The city is choking as it struggles to build a sustainable future, but David Rudlin finds reasons to be hopeful

David Rudlin

If you take a guided tour you are told that Oxford is the oldest university in Britain and that Cambridge was founded by a group of Oxford students expelled after an unfortunate incident in 1209. The story is told slightly differently in Cambridge, but it feeds into the rivalry between the two cities and their venerable institutions. There was, as a result, a certain amount of embarrassment when the Oxford Times reported that a party from Oxford council had been spotted on a study tour of Cambridge to learn from their great rival.

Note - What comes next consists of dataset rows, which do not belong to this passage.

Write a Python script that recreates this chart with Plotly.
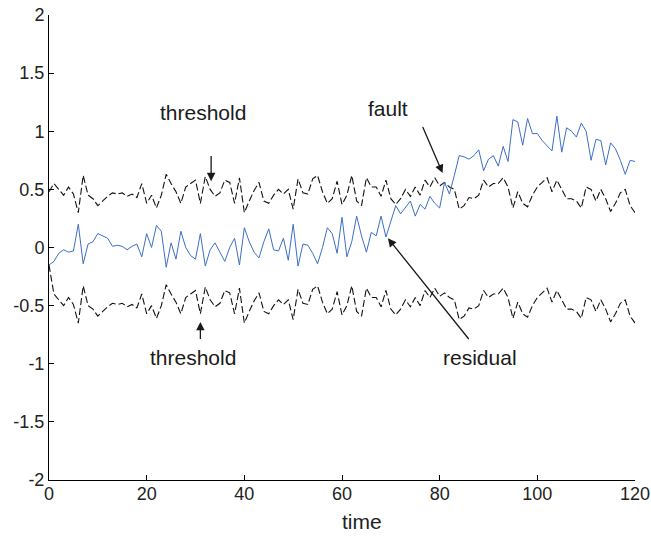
import plotly.graph_objects as go

time = list(range(0, 121))

residual = [
    -0.15, -0.12, -0.05, -0.02, -0.04, -0.03, 0.20, -0.14, 0.03, 0.05,
    0.12, 0.10, 0.08, 0.01, 0.02, 0.01, -0.02, 0.01, 0.03, -0.08,
    0.12, 0.00, 0.19, 0.14, -0.17, 0.04, -0.10, 0.14, 0.00, -0.07,
    -0.10, 0.12, -0.16, -0.02, 0.04, -0.04, -0.12, 0.00, 0.08, -0.15,
    0.17, 0.05, -0.04, -0.09, 0.05, 0.16, -0.02, -0.03, 0.08, -0.11,
    0.20, -0.16, 0.03, 0.02, -0.05, -0.14, 0.00, 0.17, 0.12, -0.05,
    0.26, -0.08, 0.05, 0.27, 0.10, -0.04, 0.13, 0.10, 0.27, 0.09,
    0.22, 0.36, 0.29, 0.35, 0.40, 0.27, 0.37, 0.33, 0.44, 0.38,
    0.34, 0.56, 0.46, 0.62, 0.79, 0.78, 0.76, 0.79, 0.84, 0.66,
    0.76, 0.79, 0.70, 0.87, 0.74, 1.10, 1.08, 0.88, 1.11, 0.98,
    0.98, 0.92, 0.87, 0.83, 1.13, 0.82, 1.03, 1.00, 0.95, 1.07,
    1.00, 0.75, 0.93, 0.92, 0.71, 0.90, 0.85, 0.75, 0.63, 0.75,
    0.74,
]

upper_threshold = [
    0.48, 0.55, 0.50, 0.45, 0.52, 0.46, 0.30, 0.62, 0.45, 0.42,
    0.36, 0.40, 0.44, 0.47, 0.46, 0.47, 0.44, 0.46, 0.43, 0.55,
    0.38, 0.45, 0.34, 0.45, 0.63, 0.55, 0.48, 0.38, 0.52, 0.55,
    0.58, 0.38, 0.61, 0.50, 0.44, 0.47, 0.58, 0.56, 0.38, 0.60,
    0.30, 0.40, 0.49, 0.56, 0.40, 0.38, 0.45, 0.50, 0.46, 0.50,
    0.33, 0.59, 0.47, 0.46, 0.59, 0.62, 0.48, 0.38, 0.42, 0.57,
    0.37, 0.45, 0.62, 0.40, 0.36, 0.60, 0.52, 0.52, 0.44, 0.58,
    0.42, 0.37, 0.42, 0.50, 0.44, 0.52, 0.45, 0.58, 0.52, 0.60,
    0.53, 0.56, 0.52, 0.50, 0.33, 0.36, 0.43, 0.42, 0.45, 0.58,
    0.52, 0.55, 0.55, 0.60, 0.52, 0.34, 0.48, 0.38, 0.35, 0.45,
    0.52, 0.56, 0.60, 0.48, 0.58, 0.50, 0.42, 0.42, 0.40, 0.34,
    0.52, 0.50, 0.40, 0.50, 0.42, 0.31, 0.38, 0.47, 0.50, 0.36,
    0.30,
]

lower_threshold = [
    -0.15, -0.40, -0.45, -0.50, -0.43, -0.49, -0.65, -0.33, -0.50, -0.53,
    -0.59, -0.55, -0.51, -0.48, -0.49, -0.48, -0.51, -0.49, -0.52, -0.40,
    -0.57, -0.50, -0.61, -0.50, -0.32, -0.40, -0.47, -0.57, -0.43, -0.40,
    -0.37, -0.57, -0.34, -0.45, -0.51, -0.48, -0.37, -0.39, -0.57, -0.35,
    -0.65, -0.55, -0.46, -0.39, -0.55, -0.57, -0.50, -0.45, -0.49, -0.45,
    -0.62, -0.36, -0.48, -0.49, -0.36, -0.33, -0.47, -0.57, -0.53, -0.38,
    -0.58, -0.50, -0.33, -0.55, -0.59, -0.35, -0.43, -0.43, -0.51, -0.37,
    -0.53, -0.58, -0.53, -0.45, -0.51, -0.43, -0.50, -0.37, -0.43, -0.35,
    -0.42, -0.39, -0.43, -0.45, -0.62, -0.59, -0.52, -0.53, -0.50, -0.37,
    -0.43, -0.40, -0.40, -0.35, -0.43, -0.61, -0.47, -0.57, -0.60, -0.50,
    -0.43, -0.39, -0.35, -0.47, -0.37, -0.45, -0.53, -0.53, -0.55, -0.61,
    -0.43, -0.45, -0.55, -0.45, -0.53, -0.64, -0.57, -0.48, -0.45, -0.59,
    -0.65,
]

x_ticks = [0, 20, 40, 60, 80, 100, 120]
y_ticks = [-2, -1.5, -1, -0.5, 0, 0.5, 1, 1.5, 2]
y_tick_labels = ["-2", "-1.5", "-1", "-0.5", "0", "0.5", "1", "1.5", "2"]

FONT = "Liberation Sans, Arial, sans-serif"
TXT = "#1a1a1a"

fig = go.Figure()
fig.add_trace(go.Scatter(x=time, y=upper_threshold, mode="lines",
                         line=dict(color="#111111", width=1.1, dash="7px,3px"),
                         showlegend=False, hoverinfo="skip"))
fig.add_trace(go.Scatter(x=time, y=lower_threshold, mode="lines",
                         line=dict(color="#111111", width=1.1, dash="7px,3px"),
                         showlegend=False, hoverinfo="skip"))
fig.add_trace(go.Scatter(x=time, y=residual, mode="lines",
                         line=dict(color="#3d6fc6", width=1),
                         showlegend=False))

arrow_style = dict(showarrow=True, arrowhead=2, arrowsize=1.3, arrowwidth=1.3,
                   arrowcolor=TXT, axref="x", ayref="y")
label_font = dict(family=FONT, size=21, color=TXT)

annotations = [
    dict(x=33.2, y=0.57, ax=33.2, ay=0.80, text="", **arrow_style),
    dict(x=31.5, y=1.16, text="threshold", showarrow=False, font=label_font),
    dict(x=31.0, y=-0.64, ax=31.0, ay=-0.80, text="", **arrow_style),
    dict(x=29.5, y=-0.95, text="threshold", showarrow=False, font=label_font),
    dict(x=80.6, y=0.64, ax=76.4, ay=1.05, text="", **arrow_style),
    dict(x=69.4, y=1.20, text="fault", showarrow=False, font=label_font),
    dict(x=69.4, y=0.08, ax=86.2, ay=-0.80, text="", **arrow_style),
    dict(x=88.3, y=-0.95, text="residual", showarrow=False, font=label_font),
    dict(x=0.534, y=-0.09, xref="paper", yref="paper", text="time",
         showarrow=False, xanchor="center", yanchor="middle",
         font=dict(family=FONT, size=21, color="#222222")),
]

fig.update_layout(
    width=651, height=538,
    margin=dict(l=49, r=16, t=15, b=58, autoexpand=False),
    paper_bgcolor="white", plot_bgcolor="white",
    annotations=annotations,
    font=dict(family=FONT, color="#222222"),
)
fig.update_xaxes(range=[0, 120], tickvals=x_ticks, ticks="inside", ticklen=5,
                 showline=True, linecolor="black", linewidth=1, automargin=False,
                 showgrid=False, zeroline=False, tickcolor="black",
                 ticklabelstandoff=-3,
                 tickfont=dict(family=FONT, size=18, color="#222222"))
fig.update_yaxes(range=[-2, 2], tickvals=y_ticks, ticktext=y_tick_labels,
                 ticks="inside", ticklen=5, automargin=False,
                 showline=True, linecolor="black", linewidth=1,
                 showgrid=False, zeroline=False, tickcolor="black",
                 tickfont=dict(family=FONT, size=18, color="#222222"))

fig.write_html("out.html")
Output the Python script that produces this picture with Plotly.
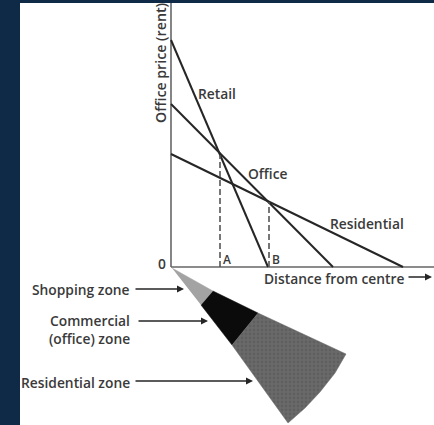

Sitting at either end of the CaMKOx corridor the two small cities are facing intense development pressures in very different ways. There has been much discussion about the need for transport links along the corridor and the potential to build a million homes. However, growing the cities themselves in a way that retains their character and can be served by public transport is an even more intractable problem.

In rising to this challenge Oxford does have much to learn from Cambridge. This is one of the messages of the Oxfordshire Futures report launched a few days ago. It is the culmination of five years in which my colleague Nicholas Falk has been working without pay with the excellent people at the Oxford Civic Society. Over that time six reports have been produced looking at the growth of Oxford, the development of a new quarter around its station, affordable housing and the potential for a tram network.

The final report pulls all of this together to set out with great clarity how Oxford should grow. It is published as a prompt, and perhaps also a challenge, to the newly created joint spatial plan team that has been charged with creating a strategic plan for 100,000 new homes in Oxfordshire by 2031. Earlier this month the growth board was allocated £215m of infrastructure cash, creating the best opportunity since Thomas Sharpe drew up his visionary plan in 1948 to positively plan Oxford’s growth.

>> Also read: Why North West Cambridge is a model for building on the green belt by Ike Ijeh

>> Also read: Why Cambridge is beating Oxford in the planning race

It is a task that Cambridge started in the late 1990s when it set up the Cambridgeshire Horizons initiative. Since that time Cambridge has delivered 73,000 homes together with £4bn of infrastructure spending including its guided bus. Urban extensions are being built at Trumpington and Cambridge North West as well as four new settlements, while the Cambridgeshire quality charter and design panel have had a noticeable impact on the quality of design.

In Oxford, by contrast, the lack of new housing has made it the least affordable place in the country (related to average incomes) leading Oxford professor of geography Danny Dorling to state in the Oxford Futures Symposium that the university is finding it difficult to recruit academic staff for lack of somewhere for them to live.

There are of course mitigating factors. In Oxford the Labour-controlled city is tightly bounded by four Conservative-run districts and there has been huge opposition to development in its green belt which is arguably more precious and constrained than Cambridge’s fenland. Cambridge has only one other district to deal with and has managed to foster a relatively constructive dialogue about growth. The result is that Oxford has been stuck in a planning paralysis, strangled by its green belt and choked with congestion from all the people commuting from the towns beyond its green belt.

The Oxfordshire Futures report sets out a simple strategy to address this. It calls for development to be evaluated against three criteria: cutting car mileage, building more affordable homes, and tackling inequality. It recommends that around half of the planned 100,000 new homes in the county should be built within a 10km radius of Oxford as urban extensions and new settlements served by public transport.

It identifies a major city quarter on 200 acres of underused land around the station and proposes a north/south spineline with frequent train services (called Swiftrail) running on existing lines from North Kidlington to Didcot and Cowley. An Oxford tram would also connect urban extensions and park-and-ride sites together with bus rapid transit on the longer routes. All of this to be funded from the uplift in land values resulting from development. The report refers not just to Cambridge but to the European university cities of Grenoble and Freiburg to show how it can be done.

The vision is the easy bit – implementing it is where things get complicated. Party politics plays its part, of course, but there is a much more constructive dialogue emerging as a result of the new Oxfordshire regional structures.

The problem is the convoluted way in which our planning system works. We rule out all of the places where development shouldn’t go and whatever is left, however unsustainable is where we build. As the report says, “Building away from where most jobs and services are located is not very smart and adds to congestion, pollution and travel costs.”

This is particularly difficult in contested places like Oxford.

The real message of the report is that reform of the process by which we plan is almost more important than the vision contained in the plan.